Linear Algebra – Distance of a Matrix from the Orthogonal Group

inner-productslinear algebramatricesmetric-spaces

Let $\lVert A\rVert
=
\left(\sum_{i,j=1}^n \left\| a_{ij} \right\|^2\right)^{\frac{1}{2}}
=
\sqrt{\operatorname{tr}(A^\top A)}$
be the Frobenius norm on $n \times n$ matrices.

Fix $A \in GL_n(\mathbb{R})$.

1) Is there a formula for the $dist(A,O(n))$?

where $dist^2(A,O(n)) =\underset{X \in O(n)}{\text{min}} \|A – X\|^2$

(O(n) is the orthogonal group , i.e matrices satisfying $X^TX=I_d$,
The minimum exists since $O(n)$ is compact)

Note: In general we don't always have a unique minimizer (i.e there can be more than one orthogonal matrice which is closest to $A$ in $o(n)$), at least if we consider non-invertible matrices $A$.

For example, $A=0$ is in the same distance from each element of $o(n)$ since the Frobenius norm of any isometry is $\sqrt n$.

Question: Can we prove the minimizer is unique (if $A \in GL_n(\mathbb{R})$)?
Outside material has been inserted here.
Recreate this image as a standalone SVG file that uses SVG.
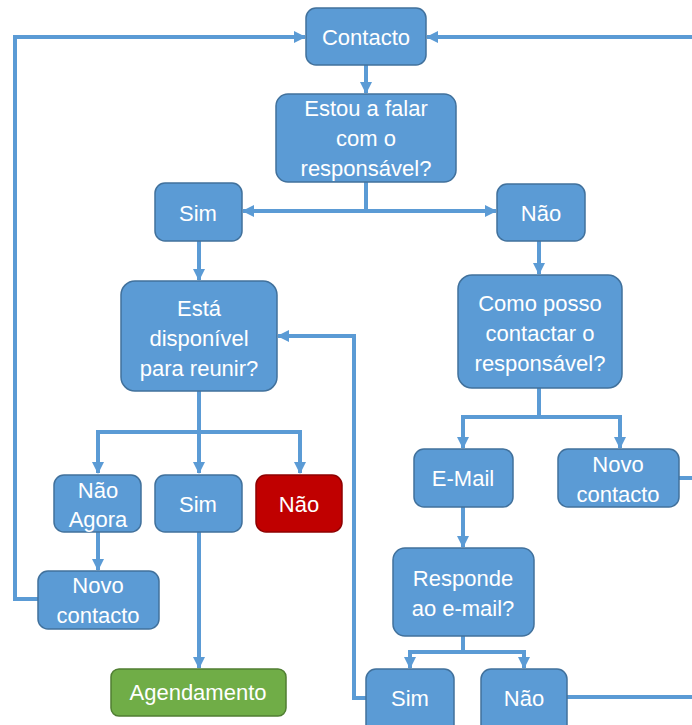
<svg xmlns="http://www.w3.org/2000/svg" width="692" height="725" viewBox="0 0 692 725">
<style>
.b{fill:#5B9BD5;stroke:#41719C;stroke-width:1.5}
.r{fill:#C00000;stroke:#8F0000;stroke-width:1.5}
.g{fill:#70AD47;stroke:#507E32;stroke-width:1.5}
text{font-family:"Liberation Sans",Arial,sans-serif;font-size:22px;fill:#FFFFFF;text-anchor:middle}
.c{fill:none;stroke:#5B9BD5;stroke-width:4}
</style>
<defs>
<marker id="a" markerUnits="userSpaceOnUse" markerWidth="12" markerHeight="12" viewBox="0 0 12 12" refX="11" refY="6" orient="auto">
<path d="M0,0 L12,6 L0,12 Z" fill="#5B9BD5"/>
</marker>
</defs>
<rect width="692" height="725" fill="#FFFFFF"/>
<g id="connectors">
<path class="c" d="M366,65 V93" marker-end="url(#a)"/>
<path class="c" d="M366,182 V211 H243" marker-end="url(#a)"/>
<path class="c" d="M366,211 H496" marker-end="url(#a)"/>
<path class="c" d="M199,241 V280" marker-end="url(#a)"/>
<path class="c" d="M539,241 V274" marker-end="url(#a)"/>
<path class="c" d="M199,391 V432 H98 V473" marker-end="url(#a)"/>
<path class="c" d="M199,432 V473" marker-end="url(#a)"/>
<path class="c" d="M199,432 H300 V473" marker-end="url(#a)"/>
<path class="c" d="M539,388 V417 H463 V448" marker-end="url(#a)"/>
<path class="c" d="M539,417 H620 V448" marker-end="url(#a)"/>
<path class="c" d="M98,532 V570" marker-end="url(#a)"/>
<path class="c" d="M38,599 H15 V37 H305" marker-end="url(#a)"/>
<path class="c" d="M692,37 H427" marker-end="url(#a)"/>
<path class="c" d="M679,478 H692"/>
<path class="c" d="M199,532 V668" marker-end="url(#a)"/>
<path class="c" d="M463,507 V547" marker-end="url(#a)"/>
<path class="c" d="M463,636 V652 H410 V668" marker-end="url(#a)"/>
<path class="c" d="M463,652 H524 V668" marker-end="url(#a)"/>
<path class="c" d="M366,698 H354 V336 H278" marker-end="url(#a)"/>
<path class="c" d="M566,697 H692"/>
</g>
<g id="contacto"><rect class="b" x="306" y="8" width="120" height="57" rx="10"/><text x="366" y="45">Contacto</text></g>
<g id="estou"><rect class="b" x="276" y="94" width="180" height="88" rx="12"/><text x="366" y="116">Estou a falar</text><text x="366" y="146">com o</text><text x="366" y="176">responsável?</text></g>
<g id="sim1"><rect class="b" x="155" y="183" width="87" height="58" rx="10"/><text x="198" y="221">Sim</text></g>
<g id="nao1"><rect class="b" x="497" y="184" width="88" height="57" rx="10"/><text x="541" y="221">Não</text></g>
<g id="esta"><rect class="b" x="121" y="281" width="156" height="110" rx="14"/><text x="199" y="316">Está</text><text x="199" y="346">disponível</text><text x="199" y="376">para reunir?</text></g>
<g id="como"><rect class="b" x="458" y="275" width="164" height="113" rx="14"/><text x="540" y="311">Como posso</text><text x="540" y="341">contactar o</text><text x="540" y="371">responsável?</text></g>
<g id="naoagora"><rect class="b" x="54" y="475" width="87" height="57" rx="10"/><text x="98" y="498">Não</text><text x="98" y="527">Agora</text></g>
<g id="sim2"><rect class="b" x="155" y="475" width="87" height="57" rx="10"/><text x="198" y="512">Sim</text></g>
<g id="nao2"><rect class="r" x="256" y="475" width="86" height="57" rx="10"/><text x="299" y="512">Não</text></g>
<g id="email"><rect class="b" x="414" y="449" width="99" height="58" rx="10"/><text x="463" y="486">E-Mail</text></g>
<g id="novo1"><rect class="b" x="558" y="449" width="121" height="58" rx="10"/><text x="618" y="472">Novo</text><text x="618" y="502">contacto</text></g>
<g id="novo2"><rect class="b" x="38" y="571" width="121" height="58" rx="10"/><text x="98" y="593">Novo</text><text x="98" y="623">contacto</text></g>
<g id="responde"><rect class="b" x="393" y="548" width="141" height="88" rx="12"/><text x="463" y="586">Responde</text><text x="463" y="616">ao e-mail?</text></g>
<g id="agendamento"><rect class="g" x="111" y="669" width="175" height="47" rx="8"/><text x="198" y="700">Agendamento</text></g>
<g id="sim3"><rect class="b" x="366" y="669" width="88" height="66" rx="10"/><text x="410" y="706">Sim</text></g>
<g id="nao3"><rect class="b" x="481" y="669" width="86" height="66" rx="10"/><text x="524" y="706">Não</text></g>
</svg>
If so, is the function: $GL_n(\mathbb{R}) \to \mathbb{R}^{n^2} \, , \, A \to X(A)$ where $X(A)$ is the minimizer, smooth? Can we provide an explicit formula for it?


I have tried using Lagrange's multipliers, but so far with no success. (I couldn't determine if the gradients of all the $n^2$ constraints are always linearly independent.

Remark:
\begin{align}
\|A – X\|^2 &= \mathrm{tr} \left( (A-X)^t (A-X) \right) \\\
&= \mathrm{tr} \left( (A^t -X^t) (A-X) \right) \\\
&= \mathrm{tr} (A^tA -A^tX – X^tA + X^tX) \\\
&= \mathrm{tr} (A^tA) – \mathrm{tr}(A^tX) – \mathrm{tr}((A^tX)^t) + \mathrm{tr} (I_d)\\\
&= n + \mathrm{tr} (A^tA) – 2\mathrm{tr}(A^tX)
\end{align}

so minimizing $\|A – X\|$ is equivalent to maximizing $\mathrm{tr}(A^tX)$.
(In particular, the objective function to optimize is linear and not quadratic)

Best Answer

I have a guess as to the minimizer. Perhaps there's a neat proof that this happens to be the right answer.
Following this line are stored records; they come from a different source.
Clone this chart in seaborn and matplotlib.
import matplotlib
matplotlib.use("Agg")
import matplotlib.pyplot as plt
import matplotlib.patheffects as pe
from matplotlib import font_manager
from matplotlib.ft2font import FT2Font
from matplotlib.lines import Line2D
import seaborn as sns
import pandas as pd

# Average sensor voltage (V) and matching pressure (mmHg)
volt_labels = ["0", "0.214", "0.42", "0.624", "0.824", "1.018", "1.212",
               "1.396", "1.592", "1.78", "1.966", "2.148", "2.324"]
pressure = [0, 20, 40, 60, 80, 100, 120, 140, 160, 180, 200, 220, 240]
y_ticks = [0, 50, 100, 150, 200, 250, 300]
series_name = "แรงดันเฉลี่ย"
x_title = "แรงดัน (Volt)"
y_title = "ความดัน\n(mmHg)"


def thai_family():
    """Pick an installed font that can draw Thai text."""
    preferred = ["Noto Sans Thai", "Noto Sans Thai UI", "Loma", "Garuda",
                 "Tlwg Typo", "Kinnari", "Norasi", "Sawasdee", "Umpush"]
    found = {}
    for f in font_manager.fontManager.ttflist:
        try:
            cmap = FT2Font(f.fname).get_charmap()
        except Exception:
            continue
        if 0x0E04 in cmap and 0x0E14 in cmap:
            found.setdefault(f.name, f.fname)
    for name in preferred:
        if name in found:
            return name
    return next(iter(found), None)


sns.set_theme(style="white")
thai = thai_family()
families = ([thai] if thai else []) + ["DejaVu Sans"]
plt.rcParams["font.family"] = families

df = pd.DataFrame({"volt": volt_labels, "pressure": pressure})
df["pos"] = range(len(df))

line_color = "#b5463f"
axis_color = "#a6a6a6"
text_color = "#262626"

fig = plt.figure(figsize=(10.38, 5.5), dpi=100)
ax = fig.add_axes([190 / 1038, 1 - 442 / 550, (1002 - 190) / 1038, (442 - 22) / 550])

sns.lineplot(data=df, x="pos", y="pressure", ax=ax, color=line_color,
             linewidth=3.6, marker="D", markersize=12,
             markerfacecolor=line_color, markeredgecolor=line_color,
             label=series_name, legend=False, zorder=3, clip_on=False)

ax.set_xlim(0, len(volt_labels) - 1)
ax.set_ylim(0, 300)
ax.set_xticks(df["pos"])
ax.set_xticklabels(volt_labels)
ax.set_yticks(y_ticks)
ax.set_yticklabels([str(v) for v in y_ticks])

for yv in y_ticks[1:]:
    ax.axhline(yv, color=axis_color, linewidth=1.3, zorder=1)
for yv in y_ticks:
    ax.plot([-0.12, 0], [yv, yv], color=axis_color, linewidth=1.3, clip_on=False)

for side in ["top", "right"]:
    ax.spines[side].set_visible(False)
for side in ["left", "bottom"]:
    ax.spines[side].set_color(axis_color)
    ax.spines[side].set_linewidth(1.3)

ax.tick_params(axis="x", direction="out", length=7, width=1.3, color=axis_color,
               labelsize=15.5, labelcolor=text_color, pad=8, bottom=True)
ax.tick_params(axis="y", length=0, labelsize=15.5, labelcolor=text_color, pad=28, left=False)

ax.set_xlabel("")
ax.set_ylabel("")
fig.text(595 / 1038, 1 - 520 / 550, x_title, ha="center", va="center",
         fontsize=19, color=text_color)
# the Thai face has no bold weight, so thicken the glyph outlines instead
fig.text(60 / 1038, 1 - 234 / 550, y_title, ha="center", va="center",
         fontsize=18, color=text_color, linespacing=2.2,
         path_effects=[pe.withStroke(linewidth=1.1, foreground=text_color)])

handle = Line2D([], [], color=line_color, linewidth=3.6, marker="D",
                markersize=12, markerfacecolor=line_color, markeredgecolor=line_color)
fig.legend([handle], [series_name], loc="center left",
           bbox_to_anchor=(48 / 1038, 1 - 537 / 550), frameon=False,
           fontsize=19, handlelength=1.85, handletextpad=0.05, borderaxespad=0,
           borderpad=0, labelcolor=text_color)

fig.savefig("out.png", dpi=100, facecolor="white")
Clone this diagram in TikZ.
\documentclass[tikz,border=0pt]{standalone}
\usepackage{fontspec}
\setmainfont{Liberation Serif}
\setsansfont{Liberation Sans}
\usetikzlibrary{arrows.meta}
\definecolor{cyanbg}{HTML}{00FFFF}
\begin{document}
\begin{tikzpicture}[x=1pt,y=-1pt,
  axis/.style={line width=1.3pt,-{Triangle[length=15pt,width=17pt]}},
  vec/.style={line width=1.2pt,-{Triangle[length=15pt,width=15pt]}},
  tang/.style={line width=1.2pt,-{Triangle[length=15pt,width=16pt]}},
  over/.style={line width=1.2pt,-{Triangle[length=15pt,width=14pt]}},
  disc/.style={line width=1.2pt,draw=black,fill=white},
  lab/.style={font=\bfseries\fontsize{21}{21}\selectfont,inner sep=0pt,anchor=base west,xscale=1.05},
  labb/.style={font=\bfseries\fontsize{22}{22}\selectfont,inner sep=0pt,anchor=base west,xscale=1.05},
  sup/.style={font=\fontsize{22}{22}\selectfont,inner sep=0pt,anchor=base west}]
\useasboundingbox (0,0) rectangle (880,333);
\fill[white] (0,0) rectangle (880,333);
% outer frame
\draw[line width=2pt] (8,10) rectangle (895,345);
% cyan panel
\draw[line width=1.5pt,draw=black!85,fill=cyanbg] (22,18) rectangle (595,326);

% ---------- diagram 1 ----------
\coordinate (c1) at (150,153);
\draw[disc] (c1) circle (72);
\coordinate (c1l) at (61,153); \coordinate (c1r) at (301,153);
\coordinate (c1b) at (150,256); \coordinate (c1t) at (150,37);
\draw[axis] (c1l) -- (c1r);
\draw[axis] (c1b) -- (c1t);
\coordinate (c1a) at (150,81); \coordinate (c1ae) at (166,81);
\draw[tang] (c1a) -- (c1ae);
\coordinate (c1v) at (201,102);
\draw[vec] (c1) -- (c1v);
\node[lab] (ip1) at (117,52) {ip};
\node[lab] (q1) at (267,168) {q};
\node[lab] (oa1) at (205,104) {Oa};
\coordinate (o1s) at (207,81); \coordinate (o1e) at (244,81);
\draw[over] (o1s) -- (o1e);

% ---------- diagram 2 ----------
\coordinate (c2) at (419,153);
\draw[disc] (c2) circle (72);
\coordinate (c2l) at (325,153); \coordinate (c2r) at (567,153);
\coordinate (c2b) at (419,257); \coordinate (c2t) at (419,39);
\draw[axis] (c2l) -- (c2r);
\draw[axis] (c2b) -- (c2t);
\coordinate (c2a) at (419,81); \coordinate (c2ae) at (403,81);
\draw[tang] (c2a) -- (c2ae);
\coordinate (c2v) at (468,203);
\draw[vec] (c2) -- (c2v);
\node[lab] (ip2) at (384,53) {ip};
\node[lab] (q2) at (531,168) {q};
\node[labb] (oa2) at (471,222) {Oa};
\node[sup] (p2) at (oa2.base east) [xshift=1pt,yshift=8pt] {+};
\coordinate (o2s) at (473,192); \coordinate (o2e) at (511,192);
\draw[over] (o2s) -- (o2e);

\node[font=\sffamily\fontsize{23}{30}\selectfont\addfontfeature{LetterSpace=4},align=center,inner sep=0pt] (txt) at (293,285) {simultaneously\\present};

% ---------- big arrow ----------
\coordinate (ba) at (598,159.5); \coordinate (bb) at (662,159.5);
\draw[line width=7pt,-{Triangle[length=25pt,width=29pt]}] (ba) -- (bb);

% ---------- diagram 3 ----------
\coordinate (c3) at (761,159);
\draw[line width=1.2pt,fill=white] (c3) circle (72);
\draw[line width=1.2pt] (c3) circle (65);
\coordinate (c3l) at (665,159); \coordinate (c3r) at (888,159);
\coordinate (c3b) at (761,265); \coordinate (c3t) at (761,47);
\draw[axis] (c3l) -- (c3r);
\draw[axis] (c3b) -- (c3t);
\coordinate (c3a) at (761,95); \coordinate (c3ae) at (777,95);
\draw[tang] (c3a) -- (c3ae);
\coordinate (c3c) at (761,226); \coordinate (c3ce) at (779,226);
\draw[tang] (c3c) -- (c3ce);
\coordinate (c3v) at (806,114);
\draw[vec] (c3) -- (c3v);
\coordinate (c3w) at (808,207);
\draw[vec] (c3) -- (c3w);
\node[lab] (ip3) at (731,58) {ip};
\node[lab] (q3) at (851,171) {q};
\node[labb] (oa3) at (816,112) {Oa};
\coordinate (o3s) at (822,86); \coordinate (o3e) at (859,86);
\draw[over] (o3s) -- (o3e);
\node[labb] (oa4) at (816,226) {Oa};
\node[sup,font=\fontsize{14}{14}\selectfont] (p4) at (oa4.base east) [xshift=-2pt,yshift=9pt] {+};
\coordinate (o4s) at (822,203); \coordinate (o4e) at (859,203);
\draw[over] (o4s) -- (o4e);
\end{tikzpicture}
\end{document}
Note that $A$ has a singular value decomposition $$ A = U\Sigma V^T $$ where $\Sigma$ is in this case a square, diagonal matrix whose diagonal elements are the (strictly positive) singular values of $A$, and $U,V$ are orthogonal matrices.

My suspicion is that $$ dist(\Sigma,O(n)) = \|\Sigma - I\| $$ where $I$ is the identity matrix. By the orthogonal invariance of the Frobenius norm, we can equivalently state that $$ dist(A,O(n)) = \|A - UV^T\| = \sqrt{\sum_{j=1}^n [s_j(A)-1]^2} $$ If $UV^T$ does turn out to be a minimizer in general, there is no reason (at first glance) to believe that this minimizer is unique.
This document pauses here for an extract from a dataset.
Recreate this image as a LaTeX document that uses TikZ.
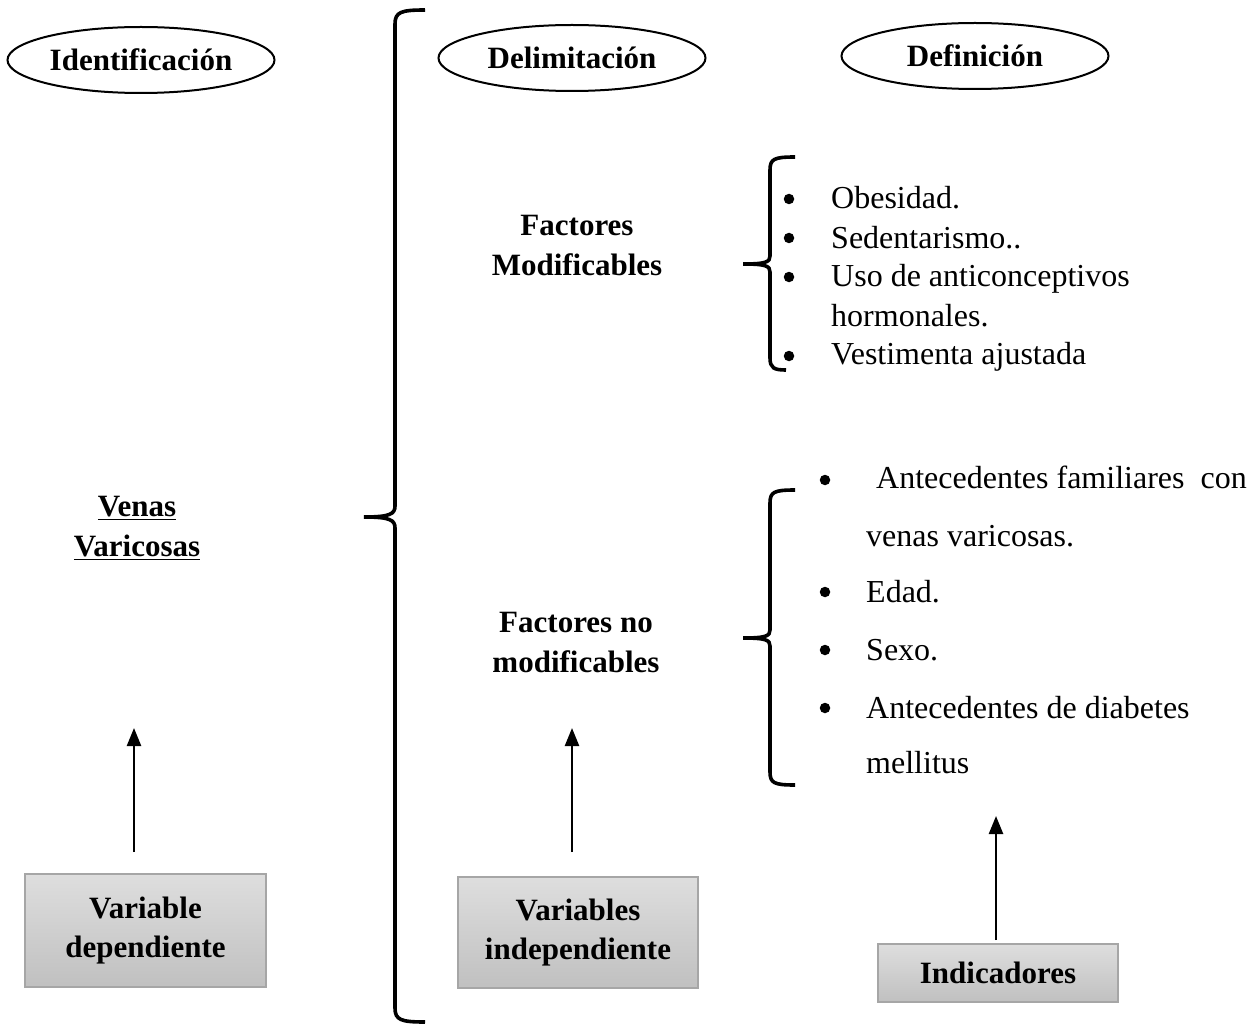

There is a condition that would guarantee a unique minimizer that I suspect is true. In particular, I think that $SO(n)$ is the boundary of its own convex hull. If that is the case, then the minimizer of the distance from any $X$ outside of this convex hull is unique.

Note that uniqueness does not hold for elements on the interior of the convex hull. In particular, every element of $O(n)$ is at the minimum distance from $X = 0$. I suspect it is this condition (rather than invertibility) that "causes" uniqueness to fail.


Edit: see levap's answer, which looks correct to me. It seems that a unique minimizer indeed exists if and only if $A$ is invertible.